══ GIVEN MATERIAL

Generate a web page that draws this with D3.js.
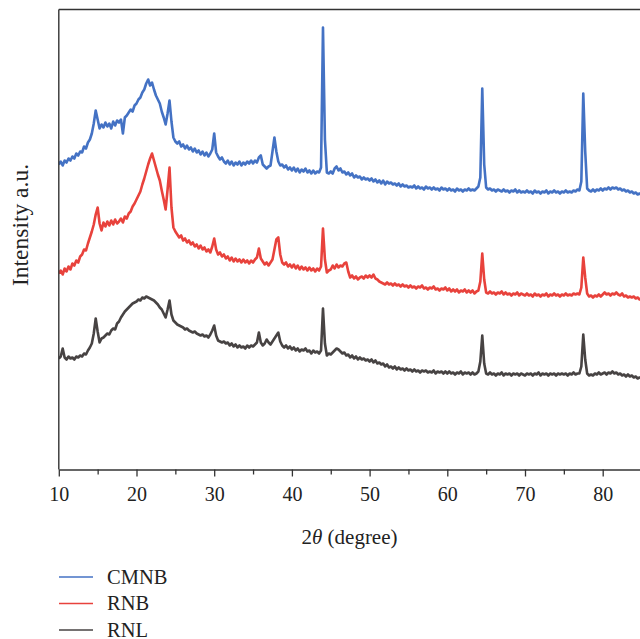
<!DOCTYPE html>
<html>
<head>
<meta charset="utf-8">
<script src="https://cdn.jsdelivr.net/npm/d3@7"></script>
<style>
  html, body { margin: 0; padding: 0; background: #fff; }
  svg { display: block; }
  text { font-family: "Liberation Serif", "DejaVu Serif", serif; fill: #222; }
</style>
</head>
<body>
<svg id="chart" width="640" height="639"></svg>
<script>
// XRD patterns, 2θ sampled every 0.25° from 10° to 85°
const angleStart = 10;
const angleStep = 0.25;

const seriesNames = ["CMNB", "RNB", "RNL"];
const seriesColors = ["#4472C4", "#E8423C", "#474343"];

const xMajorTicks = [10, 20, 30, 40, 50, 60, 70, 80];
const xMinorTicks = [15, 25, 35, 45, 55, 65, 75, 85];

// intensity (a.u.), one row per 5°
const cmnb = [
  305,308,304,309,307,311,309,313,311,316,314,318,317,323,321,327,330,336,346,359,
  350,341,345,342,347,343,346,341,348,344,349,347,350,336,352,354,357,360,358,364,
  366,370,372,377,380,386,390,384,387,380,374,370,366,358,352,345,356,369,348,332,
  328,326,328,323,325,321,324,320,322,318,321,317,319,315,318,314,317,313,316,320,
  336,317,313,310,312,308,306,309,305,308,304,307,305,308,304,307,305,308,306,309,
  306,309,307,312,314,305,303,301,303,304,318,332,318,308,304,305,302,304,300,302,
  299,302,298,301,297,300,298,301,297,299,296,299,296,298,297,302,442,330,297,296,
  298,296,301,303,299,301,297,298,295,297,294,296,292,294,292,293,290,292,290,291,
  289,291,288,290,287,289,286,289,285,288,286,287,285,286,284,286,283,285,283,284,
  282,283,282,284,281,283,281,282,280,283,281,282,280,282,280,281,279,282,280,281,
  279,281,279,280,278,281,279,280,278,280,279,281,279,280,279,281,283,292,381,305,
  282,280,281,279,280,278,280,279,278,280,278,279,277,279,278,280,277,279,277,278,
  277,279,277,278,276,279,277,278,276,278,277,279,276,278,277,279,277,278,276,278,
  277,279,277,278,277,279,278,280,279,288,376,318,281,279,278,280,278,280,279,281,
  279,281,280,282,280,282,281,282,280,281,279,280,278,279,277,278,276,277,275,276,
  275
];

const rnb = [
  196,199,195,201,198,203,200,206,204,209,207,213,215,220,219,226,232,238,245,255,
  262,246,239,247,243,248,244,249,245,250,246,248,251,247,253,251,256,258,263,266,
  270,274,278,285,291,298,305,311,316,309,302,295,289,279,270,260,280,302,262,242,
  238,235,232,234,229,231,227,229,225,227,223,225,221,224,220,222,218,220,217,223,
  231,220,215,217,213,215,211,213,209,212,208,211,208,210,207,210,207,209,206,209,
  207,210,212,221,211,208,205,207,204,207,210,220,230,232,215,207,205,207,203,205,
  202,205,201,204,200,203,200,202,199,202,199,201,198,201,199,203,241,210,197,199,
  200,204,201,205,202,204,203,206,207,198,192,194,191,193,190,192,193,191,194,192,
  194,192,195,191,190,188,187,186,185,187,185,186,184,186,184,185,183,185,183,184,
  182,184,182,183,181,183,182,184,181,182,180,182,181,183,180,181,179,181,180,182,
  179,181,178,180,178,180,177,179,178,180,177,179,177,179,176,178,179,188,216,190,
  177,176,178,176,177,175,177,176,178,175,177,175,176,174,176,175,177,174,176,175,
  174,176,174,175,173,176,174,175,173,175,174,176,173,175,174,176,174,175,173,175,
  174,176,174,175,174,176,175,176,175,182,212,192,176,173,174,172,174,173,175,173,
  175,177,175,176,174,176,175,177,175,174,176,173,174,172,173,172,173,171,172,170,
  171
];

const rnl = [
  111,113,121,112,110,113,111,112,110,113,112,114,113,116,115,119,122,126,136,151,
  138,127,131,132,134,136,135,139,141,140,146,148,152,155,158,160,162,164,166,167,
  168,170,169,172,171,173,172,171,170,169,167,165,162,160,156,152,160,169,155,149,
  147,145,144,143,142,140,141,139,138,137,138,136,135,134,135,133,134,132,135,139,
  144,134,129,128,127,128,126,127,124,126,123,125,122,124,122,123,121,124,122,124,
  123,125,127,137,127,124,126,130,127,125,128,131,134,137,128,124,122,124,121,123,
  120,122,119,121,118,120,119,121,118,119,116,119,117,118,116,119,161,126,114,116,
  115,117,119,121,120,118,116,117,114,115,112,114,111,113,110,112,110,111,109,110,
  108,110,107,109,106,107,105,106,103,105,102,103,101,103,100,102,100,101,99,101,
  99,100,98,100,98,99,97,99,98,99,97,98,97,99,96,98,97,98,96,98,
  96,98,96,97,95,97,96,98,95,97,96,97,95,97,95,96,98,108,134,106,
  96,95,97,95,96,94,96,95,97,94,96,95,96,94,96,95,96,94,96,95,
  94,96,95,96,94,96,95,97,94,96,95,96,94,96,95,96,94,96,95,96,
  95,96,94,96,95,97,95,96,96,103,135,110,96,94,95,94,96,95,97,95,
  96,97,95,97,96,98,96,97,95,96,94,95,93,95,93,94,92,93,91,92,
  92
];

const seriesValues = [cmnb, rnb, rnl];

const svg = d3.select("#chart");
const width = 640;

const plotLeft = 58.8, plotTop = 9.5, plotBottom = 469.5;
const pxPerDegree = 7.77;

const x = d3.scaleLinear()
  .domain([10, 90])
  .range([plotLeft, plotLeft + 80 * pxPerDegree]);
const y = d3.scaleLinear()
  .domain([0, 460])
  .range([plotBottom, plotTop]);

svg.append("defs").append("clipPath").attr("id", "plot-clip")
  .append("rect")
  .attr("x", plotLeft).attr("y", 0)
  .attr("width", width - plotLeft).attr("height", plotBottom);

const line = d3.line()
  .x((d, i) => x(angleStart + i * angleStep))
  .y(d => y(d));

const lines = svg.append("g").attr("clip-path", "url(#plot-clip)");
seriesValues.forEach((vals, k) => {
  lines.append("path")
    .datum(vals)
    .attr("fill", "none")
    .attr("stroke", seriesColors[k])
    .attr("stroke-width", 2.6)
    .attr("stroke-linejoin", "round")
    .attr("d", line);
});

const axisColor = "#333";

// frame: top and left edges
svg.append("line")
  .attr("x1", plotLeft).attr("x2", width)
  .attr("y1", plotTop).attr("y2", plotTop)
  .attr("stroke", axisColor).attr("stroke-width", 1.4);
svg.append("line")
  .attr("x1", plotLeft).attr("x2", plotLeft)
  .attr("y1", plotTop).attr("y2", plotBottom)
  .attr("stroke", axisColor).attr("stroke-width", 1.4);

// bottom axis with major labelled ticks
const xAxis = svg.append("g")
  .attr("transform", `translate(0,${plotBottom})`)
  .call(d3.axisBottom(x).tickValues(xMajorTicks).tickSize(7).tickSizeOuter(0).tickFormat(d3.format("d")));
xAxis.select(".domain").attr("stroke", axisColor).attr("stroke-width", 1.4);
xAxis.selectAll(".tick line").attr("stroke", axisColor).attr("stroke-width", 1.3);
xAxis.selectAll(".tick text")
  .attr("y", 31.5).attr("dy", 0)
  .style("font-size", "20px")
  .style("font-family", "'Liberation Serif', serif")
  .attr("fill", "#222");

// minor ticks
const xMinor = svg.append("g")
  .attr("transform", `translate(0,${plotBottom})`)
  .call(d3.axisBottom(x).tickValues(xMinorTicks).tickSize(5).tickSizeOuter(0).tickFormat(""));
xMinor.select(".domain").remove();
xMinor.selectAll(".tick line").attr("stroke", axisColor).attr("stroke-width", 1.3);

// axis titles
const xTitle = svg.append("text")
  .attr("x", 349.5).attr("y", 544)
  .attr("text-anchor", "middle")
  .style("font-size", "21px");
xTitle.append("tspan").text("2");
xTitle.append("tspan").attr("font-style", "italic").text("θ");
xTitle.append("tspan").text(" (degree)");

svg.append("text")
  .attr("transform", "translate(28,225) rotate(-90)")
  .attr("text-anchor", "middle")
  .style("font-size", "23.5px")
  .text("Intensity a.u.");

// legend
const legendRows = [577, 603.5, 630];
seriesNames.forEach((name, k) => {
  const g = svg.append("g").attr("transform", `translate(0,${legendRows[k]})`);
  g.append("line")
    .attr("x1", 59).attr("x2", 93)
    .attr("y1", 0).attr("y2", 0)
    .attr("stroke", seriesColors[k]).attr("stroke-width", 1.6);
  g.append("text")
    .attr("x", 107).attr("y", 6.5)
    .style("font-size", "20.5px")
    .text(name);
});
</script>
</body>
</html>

════

REQUIRED TASK – Give back exactly the lines from the first line of the data through the line with "const xMinorTicks = [15, 25, 35, 45, 55, 65, 75, 85];", pictures excluded.

RESULT OF THIS EXERCISE –
Generate a web page that draws this with D3.js.
<!DOCTYPE html>
<html>
<head>
<meta charset="utf-8">
<script src="https://cdn.jsdelivr.net/npm/d3@7"></script>
<style>
  html, body { margin: 0; padding: 0; background: #fff; }
  svg { display: block; }
  text { font-family: "Liberation Serif", "DejaVu Serif", serif; fill: #222; }
</style>
</head>
<body>
<svg id="chart" width="640" height="639"></svg>
<script>
// XRD patterns, 2θ sampled every 0.25° from 10° to 85°
const angleStart = 10;
const angleStep = 0.25;

const seriesNames = ["CMNB", "RNB", "RNL"];
const seriesColors = ["#4472C4", "#E8423C", "#474343"];

const xMajorTicks = [10, 20, 30, 40, 50, 60, 70, 80];
const xMinorTicks = [15, 25, 35, 45, 55, 65, 75, 85];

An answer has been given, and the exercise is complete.